The merchandise she was taking to sell on the streets of Windhoek consisted of cotton doilies, which she could carry on crocheting while on the road.

Over time, the doily trade picked up, so much so that the female traders caused congestion at Beit Bridge border post on their way to pavements, flea markets and residential areas where they went door-to-door all over South Africa, from Pietermaritzburg to Queenstown; Nelspruit to George.

Then someone came up with a brainwave: run a train that starts on the northern bank of the Limpopo and send immigration officials on board to stamp passports while it’s rolling. And while they’re about it, end the journey at Johannesburg’s Park Station.

It officially became known as The Doily.

I combined family business in Bulawayo, joining my recently widowed grandfather-in-law for a weekend game of bowls, with the experience of the doily supply chain.

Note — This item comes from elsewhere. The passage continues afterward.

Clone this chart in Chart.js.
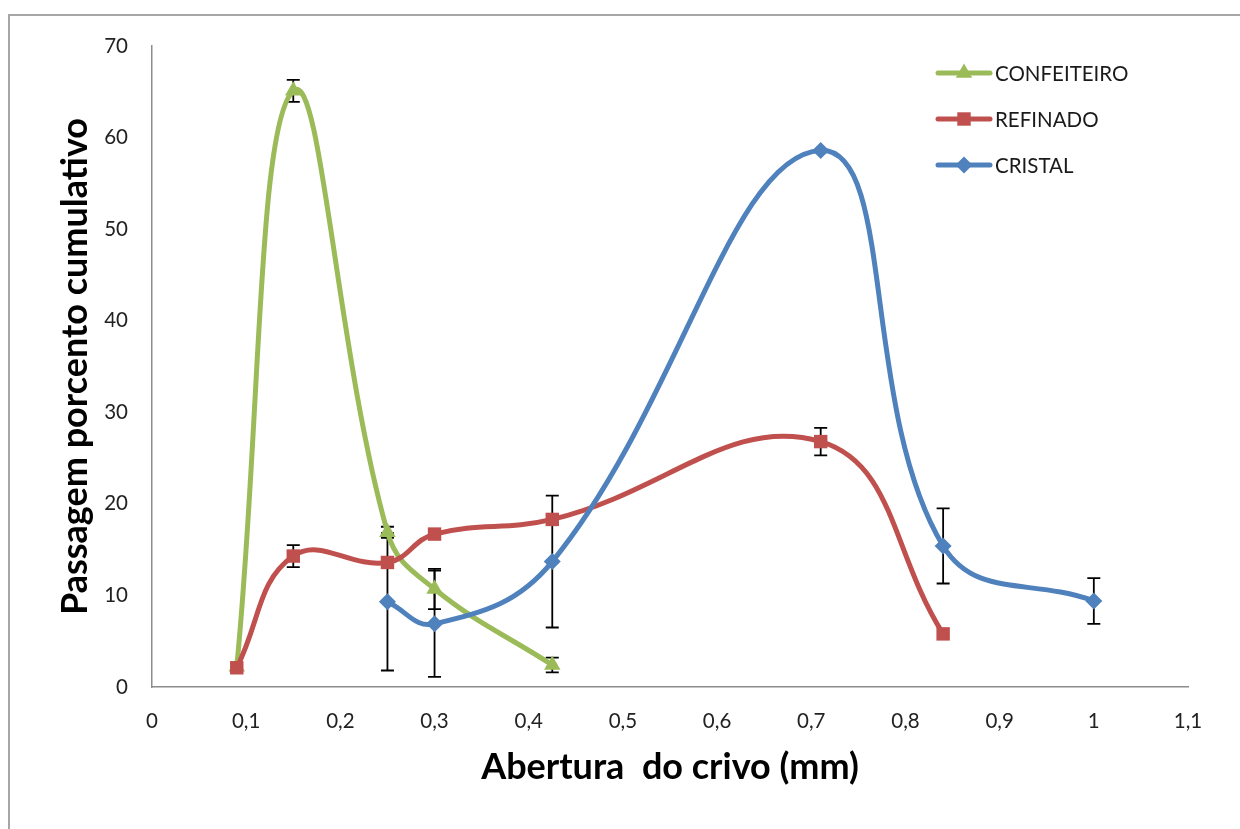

It began at a wholesaler in Zimbabwe’s second city where “doily mamas” queued to buy bales of locally grown and processed cotton. Then it was a three-hour minibus ride (now, six hours, I am told) to the border.

Once on board The Doily, we all placed ourselves on benches offered in Third Class. As the iron horse started to roll, so the passport stampers went down the rows. First the Zimbabweans who were finished by the time the train reached Musina. Then the South Africans.

Outside the sun set over the vast tracts of mopane woodland.

Doily mama after doily mama told me of how their husbands had lost their jobs due to Esap, the Economic Structural Adjustment Programme.

Crocheting away, they spoke of how they missed home but how important it was to be cross-border traders to put meals on their tables and to keep their children in school.

“We miss not eating cooked food and sleeping uncomfortably,” they said.

They chatted a lot among themselves.

It was dark by the time The Doily slid into the station at Makhado (formerly Louis Trichardt), coming to a halt beside another train.

The modest volume of the doily mamas’ evening chatting turned to excited shrieks.

“Ee-ee-ee-ee.”

Our third-class carriage looked straight into the dining car of one belonging to the luxury tourism company, Rovos Rail.

For a few minutes people from two worlds stared at one another.

A metre away from us, figuratively separated by extreme ends of a Gini co-efficient and literally by a metre and two sets of glass panes, sat a lone man at a table on which a rose stood upright in a cut-glass vase. He looked glum. Not happy. Maybe lonely, things the doily mamas were not suffering on their hard seats.

The lights stayed on all night. Many lay down on the floor to catch some sleep.

Until Polokwane.

“There are so many tsotsis here,” the women explained, stressing that it was important for them all to be close together in a carriage rather than in small numbers.

While Esap had brought an end to many state jobs, it had also impacted on the market that supported private sector jobs. Among the doily mamas were former shop tellers, domestic workers.

From Johannesburg they fanned out to selling destinations throughout South Africa, only to once again regroup with freight in the form of anything and everything people back home had ordered: wall clocks, instant coffee, cooking oil, blankets, baby clothes…

They did not only have to survive Polokwane’s tsotsis on the home-run. More were at taxi ranks in areas like Harare’s high-density area of Chitungwiza.

“They want the things that we bring back. Also our rands,” they said.

The Doily train was a feature of Zimbabwe when things were better than they are now.

South Africa hasn’t yet had an equivalent of Esap imposed on it, but if it does, South Africans will no doubt end up having to be as enterprising as the doily mamas.

In the absence of an industrialised neighbour, their innovations would have to be different.